Intertwined with an attack on the opposition for their reprehensible behaviour in Parliament at the start of the debate on the bill, President Ali said: “It is worth saying a few words about the real cause of the undignified actions of members of the opposition in the National Assembly.

“They claimed that repealing a bill they unilaterally passed, giving the Minister of Finance excessive power over the National Resource Fund, and placing it instead under the supervision of an independent and nationally accountable body, is somehow wrong.

“Yet, even children would know that if a government wished to steal from the NRF, the best way to do it would be to remain with the APNU+AFC proposal and to leave the Minister of Finance in control with little or no oversight”.

He added: “What your democratically elected Government has now done is to remove the Minister of Finance from having such unlimited and unbridled power. 

“Instead, we have created a governance and operational structure that is transparent and accountable and in which non-political, highly reputable persons carry out the responsibilities of supervision and compliance.

“In essence, the powers of oversight and control are with you – the people.

“The opposition and certain media outlets (which the President did not name) have tried to mislead their audiences into believing that I will be appointing the Board of Directors unilaterally and will have control over them.

“Nothing is further from the truth.

 “While as President of this country, I am obliged to sign letters of appointment, the Board will include a person selected by the National Assembly – all parties therein – after consultation and debate among themselves. It will also include representation from the private sector, which gives a voice to civil society in the newly established decision-making body responsible for overall management of the Fund – mind you a decision-making body that did not exist under the APNU+AFC bill”.
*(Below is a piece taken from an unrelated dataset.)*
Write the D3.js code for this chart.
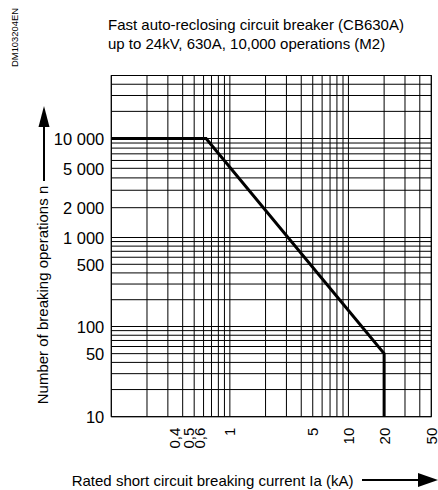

Given the seminal importance of the Natural Resource Fund Bill, now Act, it is important to re-emphasise several points connected to this highly controversial piece of legislation.
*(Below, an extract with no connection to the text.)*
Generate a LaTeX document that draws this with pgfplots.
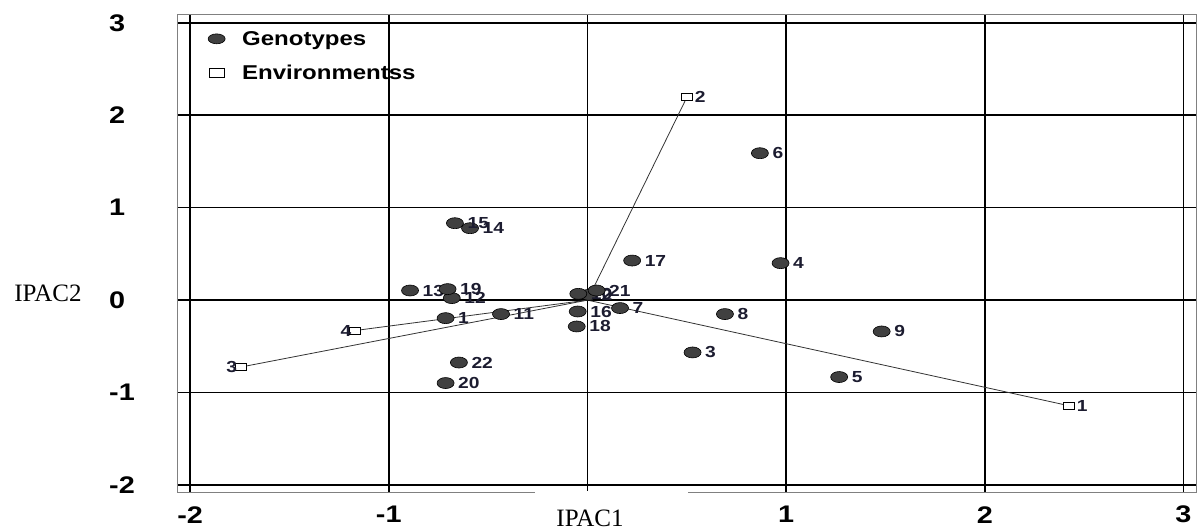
\documentclass[border=0pt]{standalone}
\usepackage{fontspec}
\usepackage{pgfplots}
\usepackage{pgfplotstable}
\pgfplotsset{compat=1.18}
\setmainfont{Liberation Serif}
\newfontfamily\arialx[FakeStretch=1.2]{Liberation Sans}
\definecolor{dotgray}{HTML}{404040}
\definecolor{labcol}{HTML}{1C1C30}
\definecolor{vecgray}{HTML}{333333}

\pgfplotstableread{
x y lab
-0.714 -0.195 1
0.008 0.057 2
0.529 -0.566 3
0.972 0.400 4
1.267 -0.832 5
0.868 1.589 6
0.164 -0.086 7
0.692 -0.151 8
1.481 -0.339 9
-0.046 0.068 10
-0.435 -0.151 11
-0.683 0.022 12
-0.893 0.104 13
-0.591 0.778 14
-0.667 0.832 15
-0.049 -0.123 16
0.225 0.428 17
-0.054 -0.285 18
-0.704 0.119 19
-0.714 -0.897 20
0.046 0.104 21
-0.647 -0.675 22
}\genotypes

% environments labelled on the right
\pgfplotstableread{
x y lab
2.425 -1.143 1
0.502 2.201 2
}\envright
% environments labelled on the left
\pgfplotstableread{
x y lab
-1.745 -0.724 3
-1.170 -0.329 4
}\envleft

\begin{document}
\begin{tikzpicture}[x=1pt,y=1pt]
\path (-177,-34.3) rectangle (1021,492.7);
\begin{axis}[
  at={(0,0)}, anchor=south west,
  scale only axis, width=1019pt, height=478.7pt,
  xmin=-2.066, xmax=3.063, ymin=-2.083, ymax=3.095,
  xtick={-2,-1,0,1,2,3}, ytick={-2,-1,0,1,2,3},
  xticklabels={{-2},{-1},{},{1},{2},{3}},
  yticklabels={{-2},{-1},{0},{1},{2},{3}},
  grid=major, grid style={black, line width=1.5pt},
  major tick length=0pt,
  axis line style={gray, line width=0.8pt},
  xticklabel style={font=\arialx\bfseries\fontsize{24}{24}\selectfont, anchor=center, yshift=-22pt},
  yticklabel style={font=\arialx\bfseries\fontsize{24}{24}\selectfont, anchor=west, inner sep=0pt, xshift=-68pt},
  legend style={at={(0.0274,0.973)}, anchor=north west, draw=none, fill=none,
    font=\arialx\bfseries\fontsize{20}{20}\selectfont, row sep=14.5pt, column sep=15pt},
  legend cell align=left,
  clip=false,
]
\addplot[forget plot, vecgray, line width=0.8pt] coordinates {(0,0) (2.425,-1.143)};
\addplot[forget plot, vecgray, line width=0.8pt] coordinates {(0,0) (0.502,2.201)};
\addplot[forget plot, vecgray, line width=0.8pt] coordinates {(0,0) (-1.745,-0.724)};
\addplot[forget plot, vecgray, line width=0.8pt] coordinates {(0,0) (-1.170,-0.329)};

\addplot[only marks, mark=*, mark size=5.5pt,
  mark options={xscale=1.55, fill=dotgray, draw=black, line width=0.6pt},
  legend image post style={mark options={xscale=1.55, yscale=0.9, fill=dotgray, draw=black, line width=0.6pt}},
  point meta=explicit symbolic,
  nodes near coords,
  nodes near coords style={anchor=west, xshift=9pt, text=labcol,
    font=\arialx\bfseries\fontsize{16}{16}\selectfont}]
  table[x=x, y=y, meta=lab] {\genotypes};
\addlegendentry{Genotypes}

\addplot[only marks, mark=square*, mark size=3.6pt,
  mark options={xscale=1.5, fill=white, draw=black, line width=0.8pt},
  legend image post style={mark options={xscale=2.1, yscale=1.25, fill=white, draw=black, line width=0.8pt}},
  point meta=explicit symbolic,
  nodes near coords,
  nodes near coords style={anchor=west, xshift=4pt, text=labcol,
    font=\arialx\bfseries\fontsize{16}{16}\selectfont}]
  table[x=x, y=y, meta=lab] {\envright};
\addlegendentry{Environmentss}

\addplot[forget plot, only marks, mark=square*, mark size=3.6pt,
  mark options={xscale=1.5, fill=white, draw=black, line width=0.8pt},
  point meta=explicit symbolic,
  nodes near coords,
  nodes near coords style={anchor=east, xshift=0pt, text=labcol,
    font=\arialx\bfseries\fontsize{16}{16}\selectfont}]
  table[x=x, y=y, meta=lab] {\envleft};
\end{axis}
\fill[white] (358,-34.3) rectangle (511,1.5);
\node[font=\fontsize{25}{25}\selectfont] at (413,-25.3) {IPAC1};
\node[font=\fontsize{25}{25}\selectfont] at (-129,199.7) {IPAC2};
\end{tikzpicture}
\end{document}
How could President Ali’s government bring such crucial legislation on December 16 for first reading in Parliament absent a single public consultation and intend its passage on December 29 without countenancing the need for review by a sectoral committee or a special select committee of Parliament? Can that be sensible and just?

Criticisms by this administration and others of the APNU+AFC version of the bill were well-founded on the grounds that the APNU+AFC government had been defeated by a motion of no confidence in the previous month and that ministerial powers enshrined in the bill were excessive. What then prevented the PPP/C government from moving immediately after entering office on August 2, 2020 for a public consultation on the NRF bill and the repeal of the offending Act in early 2021? Absolutely nothing. Instead, the PPP/C government played coy on the numerous occasions that questions were raised by Stabroek News and others over their intentions on the Natural Resource Fund bill. One of the tired refrains from officials was that the government was in no rush to spend the money that was accruing. That has now been exposed by the fact that every dollar of the US$534m in the fund will be extracted in the first year with huge amounts to follow in the ensuing years. En passant has the government, the Ministry of Finance or the Central Bank authored a report on the implications of repatriating US$534m into the economy in one fell swoop and spending it? It would be good to see. So how was it that the government convened consultations on the local government policy and the ensuing Local Content Bill  but completely denied this in relation to the Natural Resource Fund Bill? Was it the case that it knew that its model for governing the fund would be immediately found execrable and it had no intentions of deviating from it? Can President Ali now say why there were no public consultations on the NRF bill?

The governance structure for the PPP/C’s version of the Natural Resource Fund Act and the entrenched ministerial powers remain wholly unacceptable. President Ali argued on Friday that even though he will be appointing the members of the board of directors he was not doing this unilaterally. He noted that the board will include a member selected by the National Assembly and all the parties represented there “after consultation and debate among themselves”. Nothing in the Act describes any such consultation process. Moreover, the President must be acutely aware that there is no way with a majority in Parliament that the PPP/C MPs will agree to any candidate other than a party faithful and one that would be entirely at the disposal of the PPP/C government.

He also pointed out that another director will be drawn from the private sector and this will give a voice to civil society. The private sector is sufficiently peopled with overt supporters of the ruling party to raise concerns as to whether any of its nominees would be considered truly independent and representing the broader concerns of civil society and the interests of the downtrodden and impoverished. We remain convinced that the private sector should have no representation on this board given the influence it can have on directing areas in which oil revenues should be spent. Neither the Act nor the President has said anything about the manner of selection of the third member of the board and possible two more members. This opacity is unacceptable and conflicts with the Santiago Principles.

Considering that the Natural Resource Fund will be the repository of the monies accruing from this non-renewable resource and intended to lay the foundation for future generations, it is folly that the PPP/C government has narrow-mindedly shuttled the bill through Parliament without considering that the nearly half of the population of this country who didn’t vote for it but which segment has an inalienable right to the revenues and their management feels completely ignored in the manner in which this legislation was constructed and passed.

The Act remains wholly unacceptable and should be the subject of immediate amendments pertaining to its governance and the calculation of withdrawals from the Fund.